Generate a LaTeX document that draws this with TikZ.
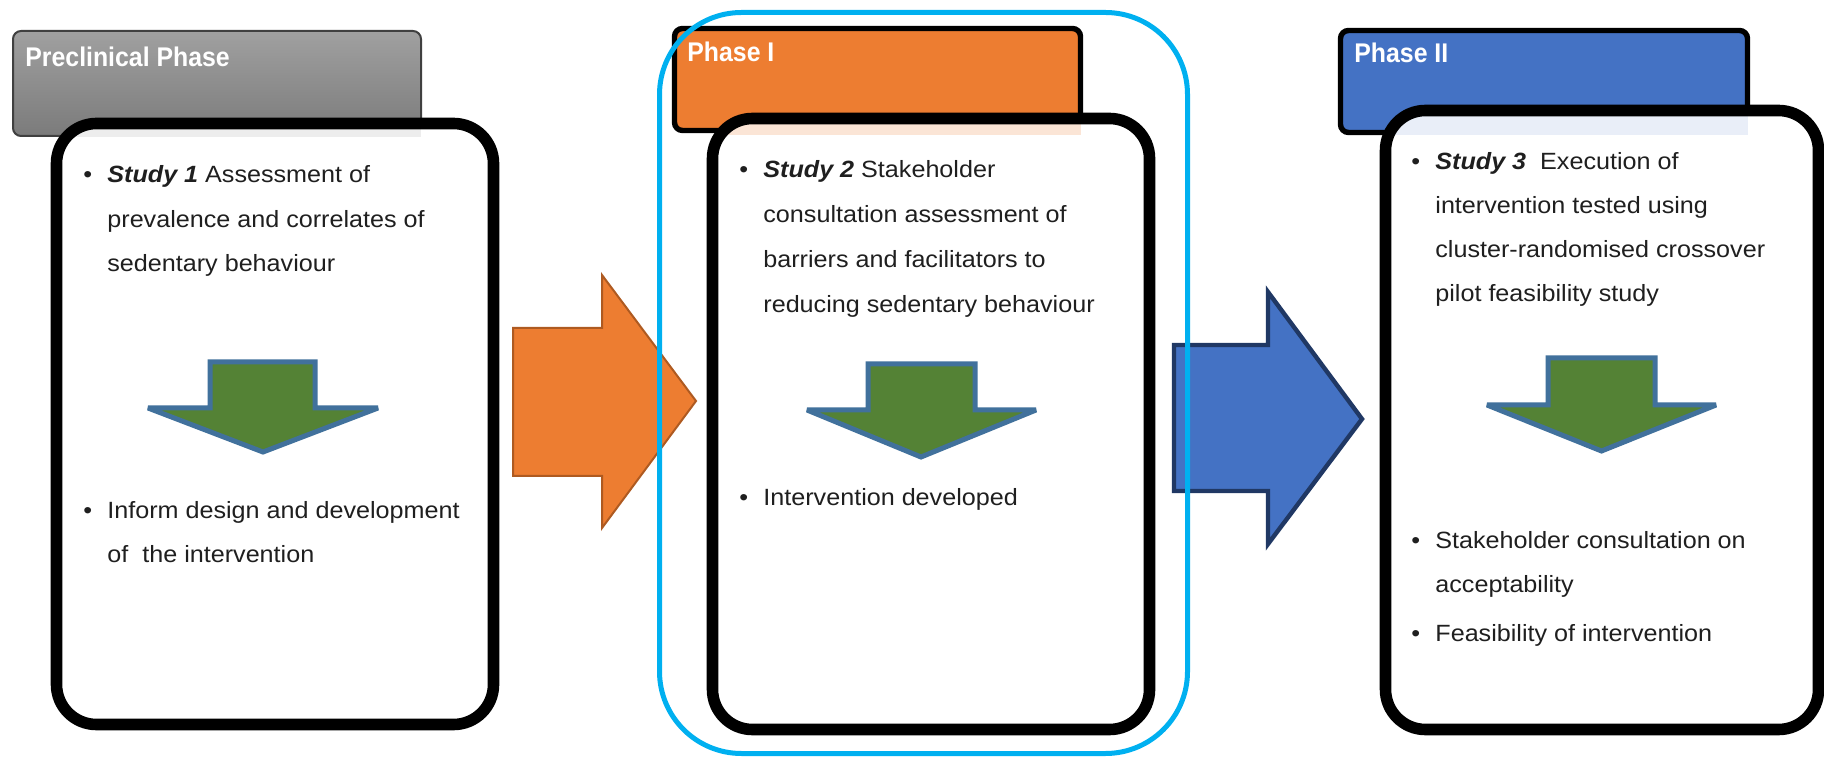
\documentclass[tikz,border=0pt]{standalone}
\usepackage{fontspec}
\setmainfont{Liberation Sans}
\newfontfamily\bodyface[FakeStretch=1.07]{Liberation Sans}
\newfontfamily\headface[FakeStretch=0.92]{Liberation Sans}
\definecolor{phaseorange}{HTML}{ED7D31}
\definecolor{phaseorangedark}{HTML}{AE5A21}
\definecolor{phaseblue}{HTML}{4472C4}
\definecolor{phasebluedark}{HTML}{203864}
\definecolor{arrowgreen}{HTML}{548235}
\definecolor{arrowedge}{HTML}{41719C}
\definecolor{ringcyan}{HTML}{00B0F0}
\definecolor{greytop}{HTML}{A0A0A0}
\definecolor{greybottom}{HTML}{7B7B7B}
\definecolor{tintgrey}{HTML}{EDEDED}
\definecolor{tintorange}{HTML}{FBE5D6}
\definecolor{tintblue}{HTML}{E9EEF8}
\begin{document}
\begin{tikzpicture}[x=0.5pt,y=-0.5pt,
  header/.style={rounded corners=4pt, draw=black, line width=2.7pt},
  studybox/.style={rounded corners=20pt, line width=5.8pt},
  greenarr/.style={fill=arrowgreen, draw=arrowedge, line width=2.5pt, miter limit=1.5},
  txt/.style={anchor=base west, inner sep=0pt, text=black!88, font=\bodyface\fontsize{11.75}{14}\selectfont},
  headtext/.style={anchor=base west, inner sep=0pt, text=white, font=\headface\bfseries\fontsize{13.5}{16}\selectfont}]

\useasboundingbox (0,0) rectangle (1824,758);

 %preclinical
\shadedraw[top color=greytop, bottom color=greybottom, draw=black!75, line width=1pt, rounded corners=4pt] (13,31) rectangle (421,136);
\node[headtext] (h0) at (25,67) {Preclinical Phase};
\fill[white, rounded corners=20pt] (56.5,123.5) rectangle (493.5,724.5);
\begin{scope}
\clip[rounded corners=20pt] (56.5,123.5) rectangle (493.5,724.5);
\fill[tintgrey] (56.5,123.5) rectangle (421,137);
\end{scope}
\draw[studybox] (56.5,123.5) rectangle (493.5,724.5);
\draw[greenarr] (210,362) -- (315,362) -- (315,408) -- (378,408) -- (263,452) -- (148,408) -- (210,408) -- cycle;
\node[txt] (b1a) at (83,183) {\textbullet};
\foreach \t [count=\i from 0] in {{\textbf{\textit{Study 1}} Assessment of},prevalence and correlates of,sedentary behaviour}
   \node[txt] (s1-\i) at (107,183+44.5*\i) {\t};
\node[txt] (b1b) at (83,518) {\textbullet};
\node[txt] (s1-3) at (107,518) {Inform design and development};
\node[txt] (s1-4) at (107,562) {of\ \ the intervention};

%phase I
\draw[header, fill=phaseorange] (674.5,28.5) rectangle (1080.5,130.5);
\node[headtext] (h1) at (687,62) {Phase I};
\fill[white, rounded corners=20pt] (712.5,118.5) rectangle (1149.5,729.5);
\begin{scope}
\clip[rounded corners=20pt] (712.5,118.5) rectangle (1149.5,729.5);
\fill[tintorange] (712.5,118.5) rectangle (1081,135);
\end{scope}
\draw[studybox] (712.5,118.5) rectangle (1149.5,729.5);
\draw[greenarr] (868,364) -- (975,364) -- (975,410) -- (1036,410) -- (921,457) -- (807,410) -- (868,410) -- cycle;
\node[txt] (b2a) at (739,178) {\textbullet};
\foreach \t [count=\i from 0] in {{\textbf{\textit{Study 2}} Stakeholder},consultation assessment of,barriers and facilitators to,reducing sedentary behaviour}
   \node[txt] (s2-\i) at (763,178+44.7*\i) {\t};
\node[txt] (b2b) at (739,506) {\textbullet};
\node[txt] (s2-4) at (763,506) {Intervention developed};

%phase II
\draw[header, fill=phaseblue] (1340.5,30.5) rectangle (1747.5,132.5);
\node[headtext] (h2) at (1354,63) {Phase II};
\fill[white, rounded corners=20pt] (1385.5,110.5) rectangle (1818.5,729.5);
\begin{scope}
\clip[rounded corners=20pt] (1385.5,110.5) rectangle (1818.5,729.5);
\fill[tintblue] (1385.5,110.5) rectangle (1748,135);
\end{scope}
\draw[studybox] (1385.5,110.5) rectangle (1818.5,729.5);
\draw[greenarr] (1548,358) -- (1655,358) -- (1655,405) -- (1716,405) -- (1601.5,451) -- (1487,405) -- (1548,405) -- cycle;
\node[txt] (b3a) at (1411,170) {\textbullet};
\foreach \t [count=\i from 0] in {{\textbf{\textit{Study 3}}\ \ Execution of},intervention tested using,cluster-randomised crossover,pilot feasibility study}
   \node[txt] (s3-\i) at (1435,170+44*\i) {\t};
\node[txt] (b3b) at (1411,548) {\textbullet};
\node[txt] (s3-4) at (1435,548) {Stakeholder consultation on};
\node[txt] (s3-5) at (1435,592) {acceptability};
\node[txt] (b3c) at (1411,641) {\textbullet};
\node[txt] (s3-6) at (1435,641) {Feasibility of intervention};

%block arrows between phases
\draw[fill=phaseorange, draw=phaseorangedark, line width=1pt] (513,328) -- (602,328) -- (602,275) -- (696,401) -- (602,528) -- (602,476) -- (513,476) -- cycle;
\draw[fill=phaseblue, draw=phasebluedark, line width=2.2pt] (1174,345) -- (1268,345) -- (1268,292) -- (1362,419) -- (1268,544) -- (1268,491) -- (1174,491) -- cycle;

%phase I highlight
\draw[ringcyan, line width=2.5pt, rounded corners=41pt] (659.5,12.5) rectangle (1187.5,753.5);

\end{tikzpicture}
\end{document}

· · · · · · ·

Omit every picture while copying the listing above exactly.

Response
Generate a LaTeX document that draws this with TikZ.
\documentclass[tikz,border=0pt]{standalone}
\usepackage{fontspec}
\setmainfont{Liberation Sans}
\newfontfamily\bodyface[FakeStretch=1.07]{Liberation Sans}
\newfontfamily\headface[FakeStretch=0.92]{Liberation Sans}
\definecolor{phaseorange}{HTML}{ED7D31}
\definecolor{phaseorangedark}{HTML}{AE5A21}
\definecolor{phaseblue}{HTML}{4472C4}
\definecolor{phasebluedark}{HTML}{203864}
\definecolor{arrowgreen}{HTML}{548235}
\definecolor{arrowedge}{HTML}{41719C}
\definecolor{ringcyan}{HTML}{00B0F0}
\definecolor{greytop}{HTML}{A0A0A0}
\definecolor{greybottom}{HTML}{7B7B7B}
\definecolor{tintgrey}{HTML}{EDEDED}
\definecolor{tintorange}{HTML}{FBE5D6}
\definecolor{tintblue}{HTML}{E9EEF8}
\begin{document}
\begin{tikzpicture}[x=0.5pt,y=-0.5pt,
  header/.style={rounded corners=4pt, draw=black, line width=2.7pt},
  studybox/.style={rounded corners=20pt, line width=5.8pt},
  greenarr/.style={fill=arrowgreen, draw=arrowedge, line width=2.5pt, miter limit=1.5},
  txt/.style={anchor=base west, inner sep=0pt, text=black!88, font=\bodyface\fontsize{11.75}{14}\selectfont},
  headtext/.style={anchor=base west, inner sep=0pt, text=white, font=\headface\bfseries\fontsize{13.5}{16}\selectfont}]

\useasboundingbox (0,0) rectangle (1824,758);

 %preclinical
\shadedraw[top color=greytop, bottom color=greybottom, draw=black!75, line width=1pt, rounded corners=4pt] (13,31) rectangle (421,136);
\node[headtext] (h0) at (25,67) {Preclinical Phase};
\fill[white, rounded corners=20pt] (56.5,123.5) rectangle (493.5,724.5);
\begin{scope}
\clip[rounded corners=20pt] (56.5,123.5) rectangle (493.5,724.5);
\fill[tintgrey] (56.5,123.5) rectangle (421,137);
\end{scope}
\draw[studybox] (56.5,123.5) rectangle (493.5,724.5);
\draw[greenarr] (210,362) -- (315,362) -- (315,408) -- (378,408) -- (263,452) -- (148,408) -- (210,408) -- cycle;
\node[txt] (b1a) at (83,183) {\textbullet};
\foreach \t [count=\i from 0] in {{\textbf{\textit{Study 1}} Assessment of},prevalence and correlates of,sedentary behaviour}
   \node[txt] (s1-\i) at (107,183+44.5*\i) {\t};
\node[txt] (b1b) at (83,518) {\textbullet};
\node[txt] (s1-3) at (107,518) {Inform design and development};
\node[txt] (s1-4) at (107,562) {of\ \ the intervention};

%phase I
\draw[header, fill=phaseorange] (674.5,28.5) rectangle (1080.5,130.5);
\node[headtext] (h1) at (687,62) {Phase I};
\fill[white, rounded corners=20pt] (712.5,118.5) rectangle (1149.5,729.5);
\begin{scope}
\clip[rounded corners=20pt] (712.5,118.5) rectangle (1149.5,729.5);
\fill[tintorange] (712.5,118.5) rectangle (1081,135);
\end{scope}
\draw[studybox] (712.5,118.5) rectangle (1149.5,729.5);
\draw[greenarr] (868,364) -- (975,364) -- (975,410) -- (1036,410) -- (921,457) -- (807,410) -- (868,410) -- cycle;
\node[txt] (b2a) at (739,178) {\textbullet};
\foreach \t [count=\i from 0] in {{\textbf{\textit{Study 2}} Stakeholder},consultation assessment of,barriers and facilitators to,reducing sedentary behaviour}
   \node[txt] (s2-\i) at (763,178+44.7*\i) {\t};
\node[txt] (b2b) at (739,506) {\textbullet};
\node[txt] (s2-4) at (763,506) {Intervention developed};

%phase II
\draw[header, fill=phaseblue] (1340.5,30.5) rectangle (1747.5,132.5);
\node[headtext] (h2) at (1354,63) {Phase II};
\fill[white, rounded corners=20pt] (1385.5,110.5) rectangle (1818.5,729.5);
\begin{scope}
\clip[rounded corners=20pt] (1385.5,110.5) rectangle (1818.5,729.5);
\fill[tintblue] (1385.5,110.5) rectangle (1748,135);
\end{scope}
\draw[studybox] (1385.5,110.5) rectangle (1818.5,729.5);
\draw[greenarr] (1548,358) -- (1655,358) -- (1655,405) -- (1716,405) -- (1601.5,451) -- (1487,405) -- (1548,405) -- cycle;
\node[txt] (b3a) at (1411,170) {\textbullet};
\foreach \t [count=\i from 0] in {{\textbf{\textit{Study 3}}\ \ Execution of},intervention tested using,cluster-randomised crossover,pilot feasibility study}
   \node[txt] (s3-\i) at (1435,170+44*\i) {\t};
\node[txt] (b3b) at (1411,548) {\textbullet};
\node[txt] (s3-4) at (1435,548) {Stakeholder consultation on};
\node[txt] (s3-5) at (1435,592) {acceptability};
\node[txt] (b3c) at (1411,641) {\textbullet};
\node[txt] (s3-6) at (1435,641) {Feasibility of intervention};

%block arrows between phases
\draw[fill=phaseorange, draw=phaseorangedark, line width=1pt] (513,328) -- (602,328) -- (602,275) -- (696,401) -- (602,528) -- (602,476) -- (513,476) -- cycle;
\draw[fill=phaseblue, draw=phasebluedark, line width=2.2pt] (1174,345) -- (1268,345) -- (1268,292) -- (1362,419) -- (1268,544) -- (1268,491) -- (1174,491) -- cycle;

%phase I highlight
\draw[ringcyan, line width=2.5pt, rounded corners=41pt] (659.5,12.5) rectangle (1187.5,753.5);

\end{tikzpicture}
\end{document}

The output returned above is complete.